The team used five different kinds of digital information to highlight the versatility of their storage method. The five included a text file with William Shakespeare´s 154 sonnets, a PDF of the Watson and Crick paper describing the double helical nature of DNA, a photo in JPEG format of the European Bioinformatics Institute, and an MP3 audio excerpt of Martin Luther King´s “I Have a Dream” speech.
The team encoded these files in the DNA and then by sequencing it, reconstructed them with 100 percent accuracy.
Files on your computer are encoded in binary — a set of ones and twos. To encode information onto the DNA, the team took the digital binary and converted it to base 3 — zeroes, ones and twos. This is then translated to DNA's nucleic acid bases, which are represented by the letters A, C, G, and T.

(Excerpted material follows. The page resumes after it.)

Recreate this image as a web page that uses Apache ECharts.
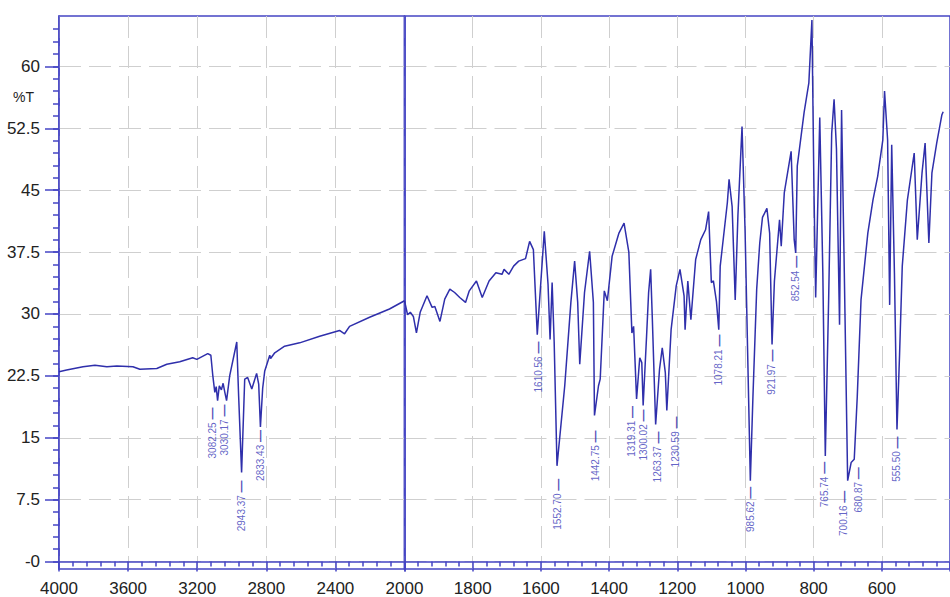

Every block of eight numbers in the digital code was translated into one of the letters of DNA code. For example, the first word in "Thou art more lovely and more temperate" from Shakespeare's sonnet 18, becomes TAGATGTGTACAGACTACGC.
To test their theory, the team converted the files into DNA code, and then emailed it to Agilent. Agilent made the physical strands of DNA and mailed back a small test tube to the scientists, filled with a speck of DNA that encoded all the information they sent.
Goldman and Birney mixed this into a solution and ran it through a gene sequencing machine to make sure the DNA stored the information correctly. This allowed them to read the complete files again. The Associated Press reports that the "reading" of the information took a little over two weeks, but the team says technological advances are driving that time down.
The European science team is not the first to encode DNA. In 2012, a Harvard University research team published a paper in Science describing their own method of DNA storage, in which George Church encoded a copy of his book "Regenesis," 11 images and a computer program in DNA.
Goldman says the difference in the new study is in error correction. The method has built in measures that adjust for possible errors in translation.
For example, Goldman's method does not allow for identical letters of DNA to be adjacent. In other words, there would be no instances of "AA" or "GG" in the final code. This kind of repetition could cause errors, Birney says. The method also encodes the information multiple times, in multiple ways — including recording it twice backwards, just in case something goes wrong with one copy.
DNA storage devices have the advantage of being light and small. Just one of Shakespeare's sonnets would fit in 0.3 pictograms of DNA. A small test tube holds approximately a petabyte of data — that is a billion megabytes - in a space about as small as the space between the top two joints on your little finger.
“A gram of DNA would hold the same information as a bit over a million compact discs,” Goldman said. “Your storage options are: one thing a bit smaller than your little finger, or a million CDs.”
Goldman was asked if the DNA could pose any danger to health. He responded, "The DNA we've created can't be incorporated accidentally into a genome, it uses a completely different code to that used by the cells of living bodies. If you did end up with any of this DNA inside you it would just be degraded and disposed of."
Church says search engine companies and storage media manufacturers have approached him since the publication of his paper in Science. They are interested in learning more about the technology and the possibly of developing it for commercial viability.
"I thought this was really refreshing that they were willing to think out of the box even though this could conceivably be disruptive to their industry," he said.
With the twin advantages of small size and long endurance, this method of DNA storage could be used to propagate information about our current lives thousands of years into the future. That is, assuming our descendants in the year 4013 understand the language as we speak and write it currently.